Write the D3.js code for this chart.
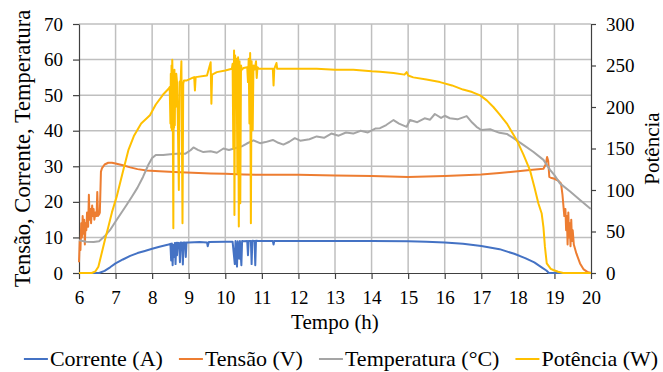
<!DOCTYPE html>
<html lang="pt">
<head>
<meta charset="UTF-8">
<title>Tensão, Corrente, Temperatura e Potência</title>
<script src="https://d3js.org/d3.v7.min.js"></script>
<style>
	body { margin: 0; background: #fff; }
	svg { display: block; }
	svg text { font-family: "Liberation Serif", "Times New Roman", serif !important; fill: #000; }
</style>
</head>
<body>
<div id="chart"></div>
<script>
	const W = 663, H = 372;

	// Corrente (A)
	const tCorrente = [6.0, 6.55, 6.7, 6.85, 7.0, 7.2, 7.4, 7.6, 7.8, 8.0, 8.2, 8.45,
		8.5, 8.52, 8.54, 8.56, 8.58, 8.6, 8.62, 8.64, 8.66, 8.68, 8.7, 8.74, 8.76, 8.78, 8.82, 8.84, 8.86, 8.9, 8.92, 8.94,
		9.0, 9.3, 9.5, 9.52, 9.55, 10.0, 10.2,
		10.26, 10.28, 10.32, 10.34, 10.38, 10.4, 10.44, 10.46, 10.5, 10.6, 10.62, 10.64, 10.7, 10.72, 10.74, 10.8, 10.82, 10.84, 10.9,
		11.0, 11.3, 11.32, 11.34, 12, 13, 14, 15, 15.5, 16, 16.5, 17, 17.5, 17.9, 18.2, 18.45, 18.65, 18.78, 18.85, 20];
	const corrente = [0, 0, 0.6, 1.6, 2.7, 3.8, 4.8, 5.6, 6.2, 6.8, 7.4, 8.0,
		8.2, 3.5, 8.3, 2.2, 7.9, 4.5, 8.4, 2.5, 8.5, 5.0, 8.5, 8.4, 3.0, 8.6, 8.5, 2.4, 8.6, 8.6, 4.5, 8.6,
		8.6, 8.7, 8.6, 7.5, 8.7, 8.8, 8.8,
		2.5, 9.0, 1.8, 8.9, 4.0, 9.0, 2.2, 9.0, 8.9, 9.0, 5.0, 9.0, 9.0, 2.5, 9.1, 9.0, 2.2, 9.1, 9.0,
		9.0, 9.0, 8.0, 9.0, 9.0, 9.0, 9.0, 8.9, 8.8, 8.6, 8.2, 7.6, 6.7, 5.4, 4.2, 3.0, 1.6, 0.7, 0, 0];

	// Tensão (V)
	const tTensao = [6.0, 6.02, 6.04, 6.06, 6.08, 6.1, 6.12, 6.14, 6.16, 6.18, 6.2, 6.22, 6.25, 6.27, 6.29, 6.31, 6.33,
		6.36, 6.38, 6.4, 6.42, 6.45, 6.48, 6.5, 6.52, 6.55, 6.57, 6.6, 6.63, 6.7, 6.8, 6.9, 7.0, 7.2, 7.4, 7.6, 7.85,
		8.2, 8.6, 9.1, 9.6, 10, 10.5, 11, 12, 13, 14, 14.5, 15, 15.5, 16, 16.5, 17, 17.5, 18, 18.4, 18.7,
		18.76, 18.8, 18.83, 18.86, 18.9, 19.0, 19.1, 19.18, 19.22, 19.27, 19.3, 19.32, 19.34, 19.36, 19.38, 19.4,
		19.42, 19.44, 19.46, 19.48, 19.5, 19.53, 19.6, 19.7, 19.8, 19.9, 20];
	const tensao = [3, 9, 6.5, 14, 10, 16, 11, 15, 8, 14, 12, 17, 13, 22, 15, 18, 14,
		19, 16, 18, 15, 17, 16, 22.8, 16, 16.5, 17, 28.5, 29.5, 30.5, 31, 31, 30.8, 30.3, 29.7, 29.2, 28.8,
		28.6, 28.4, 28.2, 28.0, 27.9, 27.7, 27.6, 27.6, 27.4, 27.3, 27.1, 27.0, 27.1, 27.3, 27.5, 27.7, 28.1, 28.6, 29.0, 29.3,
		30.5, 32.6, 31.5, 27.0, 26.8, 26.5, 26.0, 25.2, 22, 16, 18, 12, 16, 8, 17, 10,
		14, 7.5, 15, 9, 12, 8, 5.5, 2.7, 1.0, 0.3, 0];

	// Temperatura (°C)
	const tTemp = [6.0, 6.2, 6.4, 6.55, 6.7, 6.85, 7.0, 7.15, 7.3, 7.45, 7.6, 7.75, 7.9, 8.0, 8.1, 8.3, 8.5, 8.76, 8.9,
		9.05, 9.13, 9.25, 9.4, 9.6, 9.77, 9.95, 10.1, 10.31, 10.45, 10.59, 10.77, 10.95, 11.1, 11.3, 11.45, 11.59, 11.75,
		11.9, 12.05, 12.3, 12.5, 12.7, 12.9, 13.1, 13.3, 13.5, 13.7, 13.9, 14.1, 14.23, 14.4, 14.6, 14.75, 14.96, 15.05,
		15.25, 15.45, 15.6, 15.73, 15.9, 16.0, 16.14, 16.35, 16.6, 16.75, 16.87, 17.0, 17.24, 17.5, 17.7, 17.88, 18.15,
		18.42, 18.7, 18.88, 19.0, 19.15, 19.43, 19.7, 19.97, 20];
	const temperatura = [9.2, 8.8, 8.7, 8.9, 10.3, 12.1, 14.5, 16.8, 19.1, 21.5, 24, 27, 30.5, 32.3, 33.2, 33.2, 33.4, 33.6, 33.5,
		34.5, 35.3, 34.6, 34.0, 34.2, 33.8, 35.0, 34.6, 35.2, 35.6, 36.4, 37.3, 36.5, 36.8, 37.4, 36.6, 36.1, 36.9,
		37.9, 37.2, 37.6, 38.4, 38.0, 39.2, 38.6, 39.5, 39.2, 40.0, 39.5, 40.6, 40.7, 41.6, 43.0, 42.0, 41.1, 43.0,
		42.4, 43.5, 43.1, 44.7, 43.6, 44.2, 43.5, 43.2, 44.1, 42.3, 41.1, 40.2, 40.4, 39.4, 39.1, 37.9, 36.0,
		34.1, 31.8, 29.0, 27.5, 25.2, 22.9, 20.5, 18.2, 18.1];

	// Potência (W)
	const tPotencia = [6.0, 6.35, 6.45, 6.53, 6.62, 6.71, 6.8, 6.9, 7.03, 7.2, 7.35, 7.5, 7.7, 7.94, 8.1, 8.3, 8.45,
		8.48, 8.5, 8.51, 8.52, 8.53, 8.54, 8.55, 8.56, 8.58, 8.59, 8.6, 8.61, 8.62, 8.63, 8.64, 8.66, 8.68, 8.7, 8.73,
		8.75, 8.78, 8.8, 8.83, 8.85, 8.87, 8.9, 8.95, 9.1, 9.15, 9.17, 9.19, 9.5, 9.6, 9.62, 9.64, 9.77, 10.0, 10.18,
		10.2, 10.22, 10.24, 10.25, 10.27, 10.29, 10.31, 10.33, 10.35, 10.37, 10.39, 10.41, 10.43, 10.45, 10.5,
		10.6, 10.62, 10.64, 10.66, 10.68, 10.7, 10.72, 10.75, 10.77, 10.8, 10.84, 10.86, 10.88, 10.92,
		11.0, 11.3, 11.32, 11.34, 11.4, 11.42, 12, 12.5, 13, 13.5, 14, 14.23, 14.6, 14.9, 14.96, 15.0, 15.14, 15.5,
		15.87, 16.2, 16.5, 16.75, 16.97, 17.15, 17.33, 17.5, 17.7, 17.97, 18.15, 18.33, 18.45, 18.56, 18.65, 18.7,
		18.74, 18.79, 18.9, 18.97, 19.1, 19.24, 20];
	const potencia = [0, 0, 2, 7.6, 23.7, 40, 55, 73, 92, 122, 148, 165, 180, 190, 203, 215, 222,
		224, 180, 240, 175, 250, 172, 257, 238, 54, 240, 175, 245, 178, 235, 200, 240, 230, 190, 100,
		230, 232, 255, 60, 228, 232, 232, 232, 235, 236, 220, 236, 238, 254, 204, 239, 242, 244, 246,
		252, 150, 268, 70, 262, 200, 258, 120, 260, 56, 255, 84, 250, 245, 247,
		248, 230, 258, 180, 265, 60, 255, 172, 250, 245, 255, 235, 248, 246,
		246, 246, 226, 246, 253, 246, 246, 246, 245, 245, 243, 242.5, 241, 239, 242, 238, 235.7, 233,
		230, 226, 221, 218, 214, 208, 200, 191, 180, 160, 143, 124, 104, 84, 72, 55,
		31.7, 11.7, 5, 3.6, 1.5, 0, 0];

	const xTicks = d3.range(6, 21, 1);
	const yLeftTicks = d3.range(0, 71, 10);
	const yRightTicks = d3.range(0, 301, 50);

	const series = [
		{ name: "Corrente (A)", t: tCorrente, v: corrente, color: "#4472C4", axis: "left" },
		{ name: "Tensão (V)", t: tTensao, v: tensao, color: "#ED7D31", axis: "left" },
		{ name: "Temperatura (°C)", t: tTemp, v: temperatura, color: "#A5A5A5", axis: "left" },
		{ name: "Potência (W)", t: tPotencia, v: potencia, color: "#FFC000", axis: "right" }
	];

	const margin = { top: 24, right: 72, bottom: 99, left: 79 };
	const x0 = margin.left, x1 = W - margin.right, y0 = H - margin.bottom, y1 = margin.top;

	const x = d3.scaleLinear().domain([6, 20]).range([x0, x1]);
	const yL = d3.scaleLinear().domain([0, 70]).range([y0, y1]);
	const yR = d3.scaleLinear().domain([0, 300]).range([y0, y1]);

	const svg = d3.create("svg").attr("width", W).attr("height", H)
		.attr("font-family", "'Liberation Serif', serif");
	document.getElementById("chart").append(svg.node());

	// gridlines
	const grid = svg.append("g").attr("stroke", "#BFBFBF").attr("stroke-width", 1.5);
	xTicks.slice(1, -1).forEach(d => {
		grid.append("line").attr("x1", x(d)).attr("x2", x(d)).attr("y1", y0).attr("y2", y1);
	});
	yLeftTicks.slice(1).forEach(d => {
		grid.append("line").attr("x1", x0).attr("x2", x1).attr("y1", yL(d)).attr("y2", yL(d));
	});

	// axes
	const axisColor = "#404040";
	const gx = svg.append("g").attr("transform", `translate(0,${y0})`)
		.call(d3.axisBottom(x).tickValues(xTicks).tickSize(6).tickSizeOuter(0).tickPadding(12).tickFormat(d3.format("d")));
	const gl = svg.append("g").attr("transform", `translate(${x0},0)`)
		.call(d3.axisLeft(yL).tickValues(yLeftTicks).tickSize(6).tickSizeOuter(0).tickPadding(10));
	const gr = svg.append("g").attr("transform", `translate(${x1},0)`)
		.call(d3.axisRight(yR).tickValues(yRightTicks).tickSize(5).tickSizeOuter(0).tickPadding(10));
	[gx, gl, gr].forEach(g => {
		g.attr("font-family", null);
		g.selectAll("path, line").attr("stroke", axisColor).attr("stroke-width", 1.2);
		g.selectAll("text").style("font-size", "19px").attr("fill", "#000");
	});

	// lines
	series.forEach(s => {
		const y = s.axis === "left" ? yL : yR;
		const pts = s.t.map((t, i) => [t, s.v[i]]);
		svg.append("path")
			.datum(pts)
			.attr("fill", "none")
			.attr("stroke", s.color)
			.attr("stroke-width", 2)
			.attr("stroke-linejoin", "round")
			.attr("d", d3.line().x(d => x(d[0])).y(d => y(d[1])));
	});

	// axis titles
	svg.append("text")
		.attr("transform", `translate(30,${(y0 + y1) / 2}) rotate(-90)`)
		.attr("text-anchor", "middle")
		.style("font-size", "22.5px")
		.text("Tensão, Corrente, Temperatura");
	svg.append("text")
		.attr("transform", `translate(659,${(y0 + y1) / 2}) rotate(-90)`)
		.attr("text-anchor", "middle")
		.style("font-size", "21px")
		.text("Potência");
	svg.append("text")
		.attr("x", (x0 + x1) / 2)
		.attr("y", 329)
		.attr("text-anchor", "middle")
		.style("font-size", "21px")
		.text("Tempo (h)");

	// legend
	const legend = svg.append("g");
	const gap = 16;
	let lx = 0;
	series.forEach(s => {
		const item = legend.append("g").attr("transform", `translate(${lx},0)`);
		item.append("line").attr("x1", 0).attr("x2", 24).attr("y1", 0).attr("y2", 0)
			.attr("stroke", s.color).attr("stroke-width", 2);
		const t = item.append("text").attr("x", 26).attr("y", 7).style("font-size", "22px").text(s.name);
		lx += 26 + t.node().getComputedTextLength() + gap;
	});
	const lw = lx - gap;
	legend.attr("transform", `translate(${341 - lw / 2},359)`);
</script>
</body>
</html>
**********
> _Written task_: Only the lines from the top of the data through the line with "const W = 663, H = 372;" should be quoted, exactly and with both ends kept; skip the pictures.

> _Right answer_:
Write the D3.js code for this chart.
<!DOCTYPE html>
<html lang="pt">
<head>
<meta charset="UTF-8">
<title>Tensão, Corrente, Temperatura e Potência</title>
<script src="https://d3js.org/d3.v7.min.js"></script>
<style>
	body { margin: 0; background: #fff; }
	svg { display: block; }
	svg text { font-family: "Liberation Serif", "Times New Roman", serif !important; fill: #000; }
</style>
</head>
<body>
<div id="chart"></div>
<script>
	const W = 663, H = 372;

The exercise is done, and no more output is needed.